A case study for reactor network synthesis: The vinyl chloride process

Abstract

A key objective of the integrated reactor network synthesis approach is the development of waste minimizing process flowsheets ( Lakshmanan and Biegler, 1994). With increasing environmental concerns in process design, there is a particularly strong need to avoid the generation of wasteful or harmful byproducts within the reactor network. This also avoids expensive treatment and separation costs downstream in the process. In this study, we focus on the application of integrated reactor network synthesis concepts for the vinyl chloride process. Vinyl chloride is currently produced by a balanced process from ethylene, chlorine and oxygen with three separate reaction sections: oxychlorination of ethylene, direct chlorination of ethylene and pyrolysis of ethylene dichloride, with the hydrogen chloride produced in the pyrolysis reactor used completely in the oxychlorination reactor. Each of these reaction sections generate chlorinated hydrocarbons and carbon oxides as byproducts.

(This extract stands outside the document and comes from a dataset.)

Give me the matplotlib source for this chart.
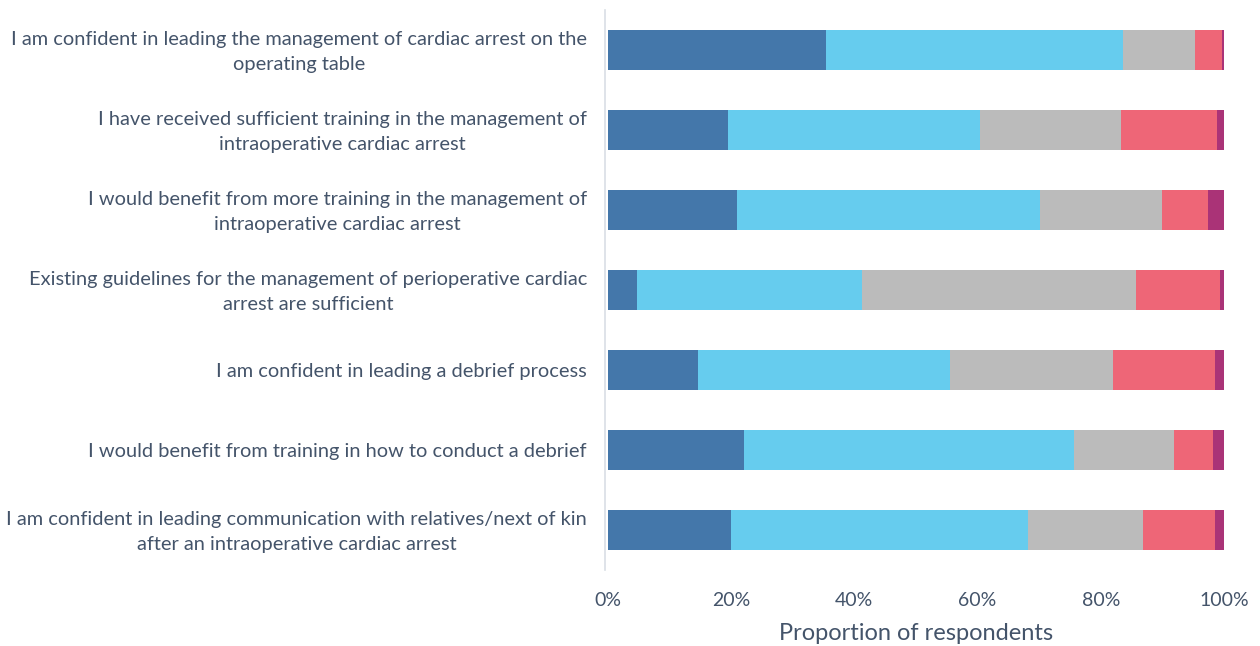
import matplotlib
matplotlib.use("Agg")
import matplotlib.pyplot as plt
import matplotlib.transforms as mtransforms
from matplotlib.ticker import PercentFormatter

statements = [
    "I am confident in leading the management of cardiac arrest on the\noperating table",
    "I have received sufficient training in the management of\nintraoperative cardiac arrest",
    "I would benefit from more training in the management of\nintraoperative cardiac arrest",
    "Existing guidelines for the management of perioperative cardiac\narrest are sufficient",
    "I am confident in leading a debrief process",
    "I would benefit from training in how to conduct a debrief",
    "I am confident in leading communication with relatives/next of kin\nafter an intraoperative cardiac arrest",
]
strongly_agree    = [35.4, 19.5, 20.9,  4.7, 14.6, 22.1, 19.9]
agree             = [48.2, 40.9, 49.2, 36.5, 41.0, 53.5, 48.3]
neutral           = [11.7, 22.9, 19.9, 44.5, 26.3, 16.3, 18.6]
disagree          = [ 4.4, 15.5,  7.4, 13.6, 16.7,  6.3, 11.7]
strongly_disagree = [ 0.3,  1.2,  2.6,  0.7,  1.4,  1.8,  1.5]
series = [strongly_agree, agree, neutral, disagree, strongly_disagree]
colors = ["#4477AA", "#66CCEE", "#BBBBBB", "#EE6677", "#AA3377"]
xticks = [0, 20, 40, 60, 80, 100]

txt = "#44546A"
plt.rcParams['font.family'] = ['Lato', 'DejaVu Sans']

fig = plt.figure(figsize=(12.6, 6.46), dpi=100)
ax = fig.add_axes([608/1260, 1 - 570/646, 616/1260, 560/646])

y = list(range(len(statements)))
left = [0.0] * len(statements)
for vals, c in zip(series, colors):
    ax.barh(y, vals, left=left, height=0.51, color=c, edgecolor='none')
    left = [l + v for l, v in zip(left, vals)]

ax.set_xlim(0, 100)
ax.set_ylim(len(statements) - 0.5, -0.5)
ax.set_yticks(y)
ax.set_yticklabels([])
ax.tick_params(axis='y', length=0)
lab_tr = mtransforms.offset_copy(ax.get_yaxis_transform(), fig=fig, x=0, y=-2, units='dots')
for yi, s in zip(y, statements):
    ax.text(-21/616, yi, s, transform=lab_tr,
            ha='right', va='center', multialignment='center',
            fontsize=14.4, color=txt, linespacing=1.62)

ax.set_xticks(xticks)
ax.xaxis.set_major_formatter(PercentFormatter(decimals=0))
ax.tick_params(axis='x', labelsize=14, labelcolor=txt, length=0, pad=16)
for s in ['top', 'right', 'bottom']:
    ax.spines[s].set_visible(False)
ax.spines['left'].set_color('#D9DEE5')
ax.spines['left'].set_linewidth(1.2)
ax.spines['left'].set_position(('outward', 2))
ax.set_xlabel("Proportion of respondents", fontsize=17, color=txt, labelpad=10)

fig.savefig("out.png", dpi=100)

Detailed kinetic models for the three reaction sections are used to develop optimal reactor networks which improve the conversion of ethylene to vinyl chloride product and minimize the production of by-products. This case study presents an application of the mixed integer nonlinear programming based reactor network synthesis strategy ( Lakshmanan and Biegler, 1996a). A candidate flowsheet is proposed based on these results and a set of recommendations is given to improve the selectivity of vinyl chloride production.